→ Stated task
Reproduce all the material exactly, minus any pictures it holds.

┄┄┄┄┄┄┄┄┄┄

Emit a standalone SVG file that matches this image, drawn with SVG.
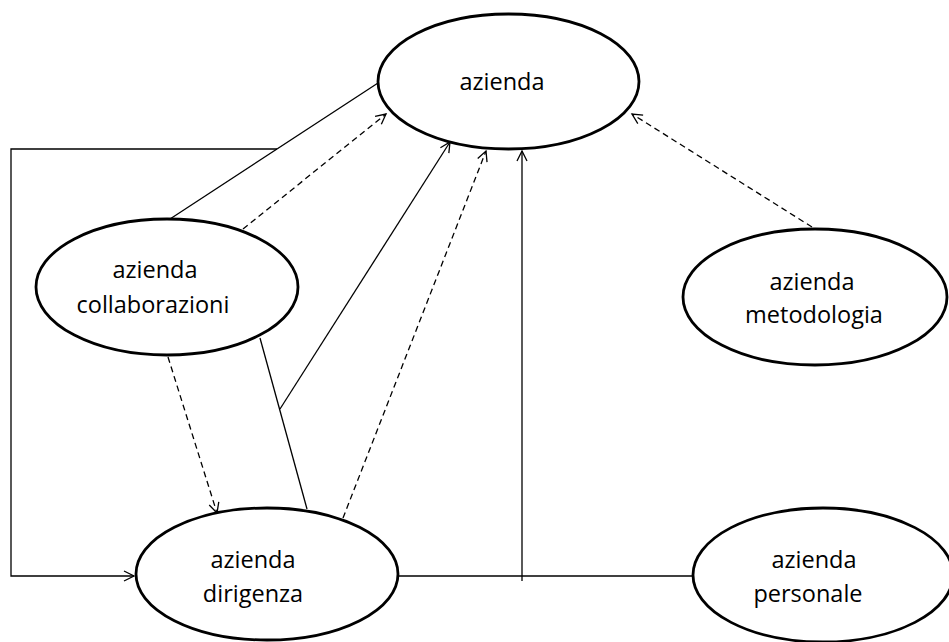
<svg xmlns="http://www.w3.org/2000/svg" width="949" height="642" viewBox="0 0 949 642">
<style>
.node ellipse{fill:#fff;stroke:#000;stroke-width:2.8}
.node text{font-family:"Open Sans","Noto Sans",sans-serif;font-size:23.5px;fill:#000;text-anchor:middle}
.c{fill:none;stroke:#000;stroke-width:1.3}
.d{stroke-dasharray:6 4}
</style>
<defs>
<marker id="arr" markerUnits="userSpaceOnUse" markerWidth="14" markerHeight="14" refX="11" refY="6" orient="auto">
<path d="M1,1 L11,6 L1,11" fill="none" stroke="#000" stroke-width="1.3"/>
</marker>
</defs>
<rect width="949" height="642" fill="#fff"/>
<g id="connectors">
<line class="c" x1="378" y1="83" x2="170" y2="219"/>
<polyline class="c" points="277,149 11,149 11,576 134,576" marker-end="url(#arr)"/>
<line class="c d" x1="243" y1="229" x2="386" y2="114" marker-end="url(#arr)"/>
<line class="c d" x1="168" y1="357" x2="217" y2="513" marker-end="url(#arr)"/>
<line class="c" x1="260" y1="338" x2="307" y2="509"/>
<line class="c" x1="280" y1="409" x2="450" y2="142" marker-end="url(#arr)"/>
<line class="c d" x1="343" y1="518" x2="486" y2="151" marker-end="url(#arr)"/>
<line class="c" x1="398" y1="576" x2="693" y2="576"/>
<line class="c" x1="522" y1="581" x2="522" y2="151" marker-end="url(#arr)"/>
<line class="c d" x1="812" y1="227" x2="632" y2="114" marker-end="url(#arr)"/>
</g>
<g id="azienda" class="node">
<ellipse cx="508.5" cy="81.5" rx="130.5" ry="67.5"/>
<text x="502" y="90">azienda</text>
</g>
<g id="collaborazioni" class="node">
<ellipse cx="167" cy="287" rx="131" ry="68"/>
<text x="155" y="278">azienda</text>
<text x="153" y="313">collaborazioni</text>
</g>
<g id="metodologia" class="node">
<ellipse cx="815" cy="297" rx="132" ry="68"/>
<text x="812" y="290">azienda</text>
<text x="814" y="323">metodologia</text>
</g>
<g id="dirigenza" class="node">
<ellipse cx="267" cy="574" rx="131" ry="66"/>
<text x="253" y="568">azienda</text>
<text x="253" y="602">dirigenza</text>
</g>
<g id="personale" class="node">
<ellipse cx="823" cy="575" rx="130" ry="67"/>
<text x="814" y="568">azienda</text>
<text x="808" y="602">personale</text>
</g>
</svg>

┄┄┄┄┄┄┄┄┄┄

→ Correct response
Emit a standalone SVG file that matches this image, drawn with SVG.
<svg xmlns="http://www.w3.org/2000/svg" width="949" height="642" viewBox="0 0 949 642">
<style>
.node ellipse{fill:#fff;stroke:#000;stroke-width:2.8}
.node text{font-family:"Open Sans","Noto Sans",sans-serif;font-size:23.5px;fill:#000;text-anchor:middle}
.c{fill:none;stroke:#000;stroke-width:1.3}
.d{stroke-dasharray:6 4}
</style>
<defs>
<marker id="arr" markerUnits="userSpaceOnUse" markerWidth="14" markerHeight="14" refX="11" refY="6" orient="auto">
<path d="M1,1 L11,6 L1,11" fill="none" stroke="#000" stroke-width="1.3"/>
</marker>
</defs>
<rect width="949" height="642" fill="#fff"/>
<g id="connectors">
<line class="c" x1="378" y1="83" x2="170" y2="219"/>
<polyline class="c" points="277,149 11,149 11,576 134,576" marker-end="url(#arr)"/>
<line class="c d" x1="243" y1="229" x2="386" y2="114" marker-end="url(#arr)"/>
<line class="c d" x1="168" y1="357" x2="217" y2="513" marker-end="url(#arr)"/>
<line class="c" x1="260" y1="338" x2="307" y2="509"/>
<line class="c" x1="280" y1="409" x2="450" y2="142" marker-end="url(#arr)"/>
<line class="c d" x1="343" y1="518" x2="486" y2="151" marker-end="url(#arr)"/>
<line class="c" x1="398" y1="576" x2="693" y2="576"/>
<line class="c" x1="522" y1="581" x2="522" y2="151" marker-end="url(#arr)"/>
<line class="c d" x1="812" y1="227" x2="632" y2="114" marker-end="url(#arr)"/>
</g>
<g id="azienda" class="node">
<ellipse cx="508.5" cy="81.5" rx="130.5" ry="67.5"/>
<text x="502" y="90">azienda</text>
</g>
<g id="collaborazioni" class="node">
<ellipse cx="167" cy="287" rx="131" ry="68"/>
<text x="155" y="278">azienda</text>
<text x="153" y="313">collaborazioni</text>
</g>
<g id="metodologia" class="node">
<ellipse cx="815" cy="297" rx="132" ry="68"/>
<text x="812" y="290">azienda</text>
<text x="814" y="323">metodologia</text>
</g>
<g id="dirigenza" class="node">
<ellipse cx="267" cy="574" rx="131" ry="66"/>
<text x="253" y="568">azienda</text>
<text x="253" y="602">dirigenza</text>
</g>
<g id="personale" class="node">
<ellipse cx="823" cy="575" rx="130" ry="67"/>
<text x="814" y="568">azienda</text>
<text x="808" y="602">personale</text>
</g>
</svg>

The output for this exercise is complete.